For open subsets of the line, such a result is well-known: every open set is the disjoint union of open intervals. But compact sets can be substantially more complicated.
Up to homeomorphism the basic ones are homeomorphic copies of the ordinal space $\alpha+1$ for each $\alpha<\omega_1$, and Cantor sets. Of course $X$ is also closed under finite unions.

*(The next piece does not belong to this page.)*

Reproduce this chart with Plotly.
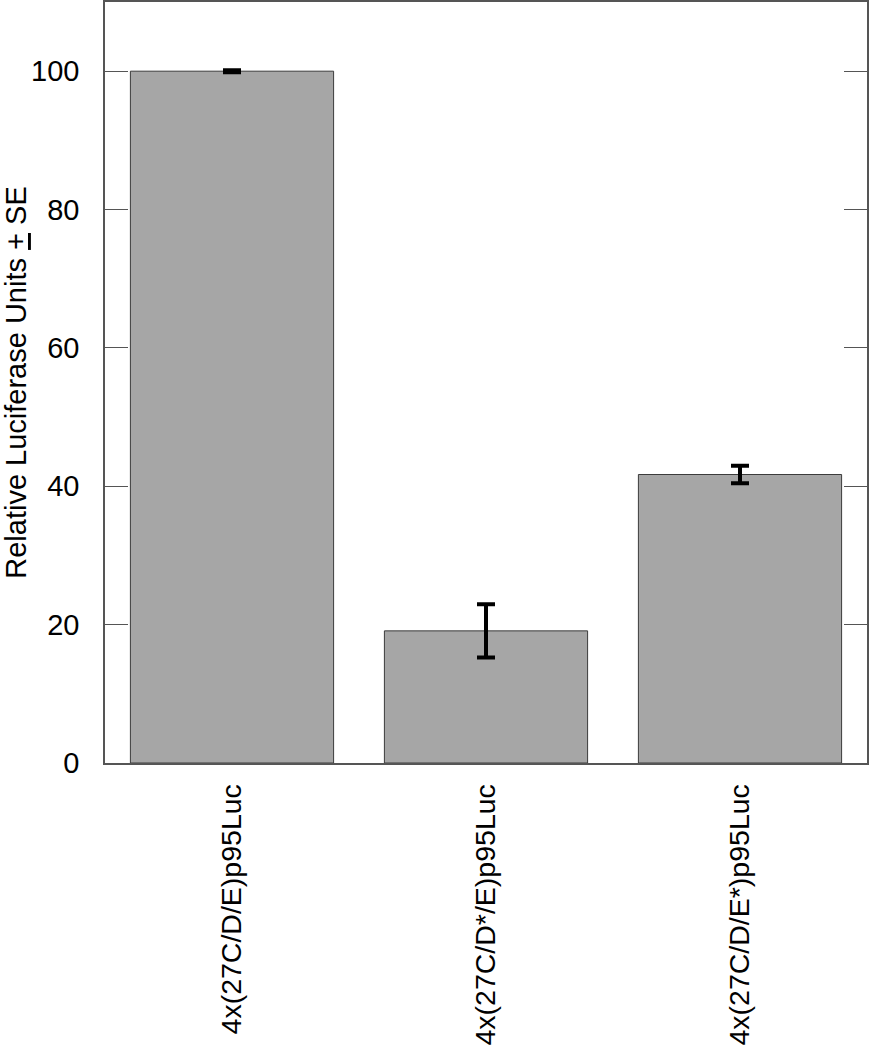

Of course a space homeomorphic to one of the countable compact ordinal space can be embedded in a non-obvious way. For example, $\omega^2+1$ can be embedded as follows:
$$f:\omega^2+1\to\Bbb R:\begin{cases} \omega\cdot n\mapsto\frac1{2^n}\\\\ \omega\cdot n+k\mapsto\frac1{2^{n+1}}-\frac1{2^{n+2+k}},&\text{if }k>0\\\\ \omega^2\mapsto 0\;. \end{cases}$$
The resulting set of reals looks schematically like this in its order in $\Bbb R$:
$$\bullet\dots\longrightarrow\bullet\longrightarrow\bullet\longrightarrow\bullet\longrightarrow\bullet\longrightarrow\bullet\bullet$$
The bullets ($\bullet$) from right to left are $f(\omega\cdot0),f(\omega\cdot 1),f(\omega\cdot2),\ldots,f(\omega^2)$. This is rather different from our usual picture of $\omega^2+1$ in its natural (ordinal) order.
It is the Mazurkiewicz–Sierpiński theorem combined with the fact that every compact perfect metric space contains a copy of the Cantor set. So in your case, the Mazurkiewicz–Sierpiński theorem applies and all countable, successor ordinals exhaust the homeomorphism type of non-empty compact nowhere-dense subsets of the real line. (All countable ordinals embed into $[0,1]$.)
Stefan Mazurkiewicz and Wacław Sierpiński, Contribution à la topologie des ensembles dénombrables, Fundamenta Mathematicae 1 (1920), 17–27.
It is noteworthy that this theorem appeared in the very first volume of Fundamenta Mathematicae.